PROBLEM DETAILS — Retype every line from the start of the data down to and including the line with "plt.rcParams['font.family'] = ['Liberation". Skip the pictures.

COLLECTED DATA —
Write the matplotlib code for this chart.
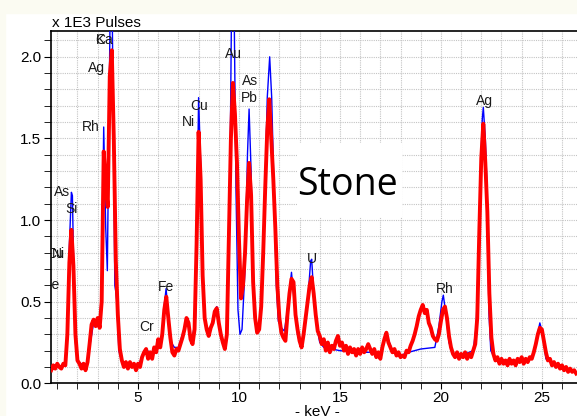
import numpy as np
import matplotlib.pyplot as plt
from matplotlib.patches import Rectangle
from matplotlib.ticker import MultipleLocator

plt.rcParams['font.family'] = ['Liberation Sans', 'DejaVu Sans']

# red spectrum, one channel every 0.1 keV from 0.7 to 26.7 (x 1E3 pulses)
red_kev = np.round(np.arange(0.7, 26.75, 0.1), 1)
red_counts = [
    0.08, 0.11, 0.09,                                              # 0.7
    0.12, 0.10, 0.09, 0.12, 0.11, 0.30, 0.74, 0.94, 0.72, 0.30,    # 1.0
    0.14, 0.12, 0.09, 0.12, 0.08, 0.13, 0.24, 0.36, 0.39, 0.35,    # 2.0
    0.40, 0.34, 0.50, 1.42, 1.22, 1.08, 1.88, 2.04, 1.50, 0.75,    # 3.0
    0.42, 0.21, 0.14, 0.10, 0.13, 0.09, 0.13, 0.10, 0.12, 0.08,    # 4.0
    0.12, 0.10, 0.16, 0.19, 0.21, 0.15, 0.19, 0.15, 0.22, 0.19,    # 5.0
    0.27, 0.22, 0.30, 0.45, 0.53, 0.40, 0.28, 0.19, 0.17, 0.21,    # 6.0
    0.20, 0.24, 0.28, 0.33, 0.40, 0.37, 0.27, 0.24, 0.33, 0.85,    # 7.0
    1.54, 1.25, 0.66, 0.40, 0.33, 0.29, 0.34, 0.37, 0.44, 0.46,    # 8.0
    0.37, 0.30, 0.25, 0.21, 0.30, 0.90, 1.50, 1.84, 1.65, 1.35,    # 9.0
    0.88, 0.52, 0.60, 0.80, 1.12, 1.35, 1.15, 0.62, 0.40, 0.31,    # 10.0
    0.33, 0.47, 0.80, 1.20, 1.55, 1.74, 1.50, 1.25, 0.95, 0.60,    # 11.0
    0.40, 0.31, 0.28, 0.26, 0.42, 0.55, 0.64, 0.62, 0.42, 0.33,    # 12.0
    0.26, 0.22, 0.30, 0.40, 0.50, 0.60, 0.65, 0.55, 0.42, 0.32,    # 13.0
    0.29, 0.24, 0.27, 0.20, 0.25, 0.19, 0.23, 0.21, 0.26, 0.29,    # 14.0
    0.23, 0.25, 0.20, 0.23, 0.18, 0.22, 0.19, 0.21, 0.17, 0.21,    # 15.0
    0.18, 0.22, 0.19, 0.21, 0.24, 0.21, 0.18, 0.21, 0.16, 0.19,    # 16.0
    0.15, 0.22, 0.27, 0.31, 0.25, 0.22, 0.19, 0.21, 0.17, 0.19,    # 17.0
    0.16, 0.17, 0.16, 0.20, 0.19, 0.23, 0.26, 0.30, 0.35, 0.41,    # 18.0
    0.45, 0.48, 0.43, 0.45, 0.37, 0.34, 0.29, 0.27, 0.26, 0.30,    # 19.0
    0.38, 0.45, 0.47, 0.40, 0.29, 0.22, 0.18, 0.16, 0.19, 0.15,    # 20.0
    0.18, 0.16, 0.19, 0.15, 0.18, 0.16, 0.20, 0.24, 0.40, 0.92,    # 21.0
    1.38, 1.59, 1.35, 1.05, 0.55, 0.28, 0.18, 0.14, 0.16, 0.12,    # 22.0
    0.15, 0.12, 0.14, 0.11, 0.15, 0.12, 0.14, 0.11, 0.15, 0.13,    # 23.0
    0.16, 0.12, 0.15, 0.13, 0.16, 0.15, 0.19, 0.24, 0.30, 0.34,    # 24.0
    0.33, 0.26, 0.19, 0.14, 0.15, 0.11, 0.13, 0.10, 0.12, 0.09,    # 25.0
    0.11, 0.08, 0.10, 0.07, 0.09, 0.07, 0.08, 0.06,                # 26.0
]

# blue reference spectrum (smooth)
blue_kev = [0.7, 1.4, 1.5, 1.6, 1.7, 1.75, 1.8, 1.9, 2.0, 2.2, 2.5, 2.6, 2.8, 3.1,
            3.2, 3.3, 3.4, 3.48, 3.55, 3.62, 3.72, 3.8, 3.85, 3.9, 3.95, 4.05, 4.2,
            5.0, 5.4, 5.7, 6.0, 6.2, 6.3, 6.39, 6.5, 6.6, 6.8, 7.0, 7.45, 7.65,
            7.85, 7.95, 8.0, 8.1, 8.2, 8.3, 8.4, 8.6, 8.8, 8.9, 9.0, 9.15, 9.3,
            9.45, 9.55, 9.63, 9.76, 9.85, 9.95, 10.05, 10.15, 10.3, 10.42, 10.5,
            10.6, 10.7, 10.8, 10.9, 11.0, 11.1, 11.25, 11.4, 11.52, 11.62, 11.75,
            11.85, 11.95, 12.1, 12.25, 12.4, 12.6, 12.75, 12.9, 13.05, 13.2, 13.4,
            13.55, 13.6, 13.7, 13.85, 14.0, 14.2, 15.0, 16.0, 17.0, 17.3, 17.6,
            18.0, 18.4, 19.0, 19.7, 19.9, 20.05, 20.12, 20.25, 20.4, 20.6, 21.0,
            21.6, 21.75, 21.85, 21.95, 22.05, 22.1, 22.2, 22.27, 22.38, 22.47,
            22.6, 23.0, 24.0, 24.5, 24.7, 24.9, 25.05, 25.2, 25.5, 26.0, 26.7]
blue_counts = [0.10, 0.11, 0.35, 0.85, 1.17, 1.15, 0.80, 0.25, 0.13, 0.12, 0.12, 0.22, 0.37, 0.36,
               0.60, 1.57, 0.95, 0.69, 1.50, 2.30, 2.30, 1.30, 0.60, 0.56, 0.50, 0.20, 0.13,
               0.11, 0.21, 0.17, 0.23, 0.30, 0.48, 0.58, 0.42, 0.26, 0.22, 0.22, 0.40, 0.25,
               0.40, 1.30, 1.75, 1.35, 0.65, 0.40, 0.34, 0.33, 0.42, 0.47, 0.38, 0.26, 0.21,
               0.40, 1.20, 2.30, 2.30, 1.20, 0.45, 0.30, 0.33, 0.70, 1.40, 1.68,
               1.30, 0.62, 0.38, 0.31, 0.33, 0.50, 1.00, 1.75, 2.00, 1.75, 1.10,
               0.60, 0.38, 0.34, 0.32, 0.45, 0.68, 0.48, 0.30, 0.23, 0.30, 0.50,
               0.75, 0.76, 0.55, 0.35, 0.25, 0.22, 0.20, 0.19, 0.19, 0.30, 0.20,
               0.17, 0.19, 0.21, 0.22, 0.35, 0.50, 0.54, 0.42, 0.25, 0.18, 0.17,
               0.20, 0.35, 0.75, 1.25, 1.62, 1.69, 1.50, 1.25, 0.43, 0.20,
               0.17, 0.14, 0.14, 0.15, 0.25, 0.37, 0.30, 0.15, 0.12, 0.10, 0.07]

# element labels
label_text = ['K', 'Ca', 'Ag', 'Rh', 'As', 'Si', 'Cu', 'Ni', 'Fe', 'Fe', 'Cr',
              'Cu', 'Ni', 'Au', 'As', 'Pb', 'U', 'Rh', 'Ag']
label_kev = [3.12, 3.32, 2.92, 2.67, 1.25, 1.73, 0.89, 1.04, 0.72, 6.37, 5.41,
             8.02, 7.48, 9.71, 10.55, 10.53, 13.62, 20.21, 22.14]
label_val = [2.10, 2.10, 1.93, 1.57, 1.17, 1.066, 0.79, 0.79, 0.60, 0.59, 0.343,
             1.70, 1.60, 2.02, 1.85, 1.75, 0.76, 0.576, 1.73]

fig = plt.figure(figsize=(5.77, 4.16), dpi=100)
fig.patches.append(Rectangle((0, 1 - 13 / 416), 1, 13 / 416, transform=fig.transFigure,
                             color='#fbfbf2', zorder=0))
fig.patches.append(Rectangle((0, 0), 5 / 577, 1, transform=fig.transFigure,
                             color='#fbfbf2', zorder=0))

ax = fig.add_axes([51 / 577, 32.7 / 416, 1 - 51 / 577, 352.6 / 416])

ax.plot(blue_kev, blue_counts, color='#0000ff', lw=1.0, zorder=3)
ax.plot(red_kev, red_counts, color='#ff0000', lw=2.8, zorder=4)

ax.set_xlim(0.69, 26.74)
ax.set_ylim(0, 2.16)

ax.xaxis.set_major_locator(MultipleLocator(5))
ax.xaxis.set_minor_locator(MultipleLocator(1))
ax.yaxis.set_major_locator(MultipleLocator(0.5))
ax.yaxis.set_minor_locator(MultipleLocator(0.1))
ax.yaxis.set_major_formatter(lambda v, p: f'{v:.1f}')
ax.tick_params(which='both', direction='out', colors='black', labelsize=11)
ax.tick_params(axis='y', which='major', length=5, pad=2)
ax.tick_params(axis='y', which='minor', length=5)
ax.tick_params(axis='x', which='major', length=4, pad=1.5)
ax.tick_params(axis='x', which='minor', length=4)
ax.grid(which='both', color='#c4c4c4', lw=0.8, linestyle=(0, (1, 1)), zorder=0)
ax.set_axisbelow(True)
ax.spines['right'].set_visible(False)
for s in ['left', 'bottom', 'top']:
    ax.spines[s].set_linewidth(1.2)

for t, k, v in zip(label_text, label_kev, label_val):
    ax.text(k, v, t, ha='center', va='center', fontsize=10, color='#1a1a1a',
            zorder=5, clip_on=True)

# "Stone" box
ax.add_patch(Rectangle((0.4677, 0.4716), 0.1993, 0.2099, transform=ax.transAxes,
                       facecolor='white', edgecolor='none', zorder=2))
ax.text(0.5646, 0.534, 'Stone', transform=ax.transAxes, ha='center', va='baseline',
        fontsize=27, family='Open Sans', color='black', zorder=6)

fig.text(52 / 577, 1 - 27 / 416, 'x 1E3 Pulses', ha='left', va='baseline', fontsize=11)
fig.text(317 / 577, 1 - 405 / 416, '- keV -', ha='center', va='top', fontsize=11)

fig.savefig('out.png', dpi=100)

RESULT OF THE EXERCISE —
Write the matplotlib code for this chart.
import numpy as np
import matplotlib.pyplot as plt
from matplotlib.patches import Rectangle
from matplotlib.ticker import MultipleLocator

plt.rcParams['font.family'] = ['Liberation Sans', 'DejaVu Sans']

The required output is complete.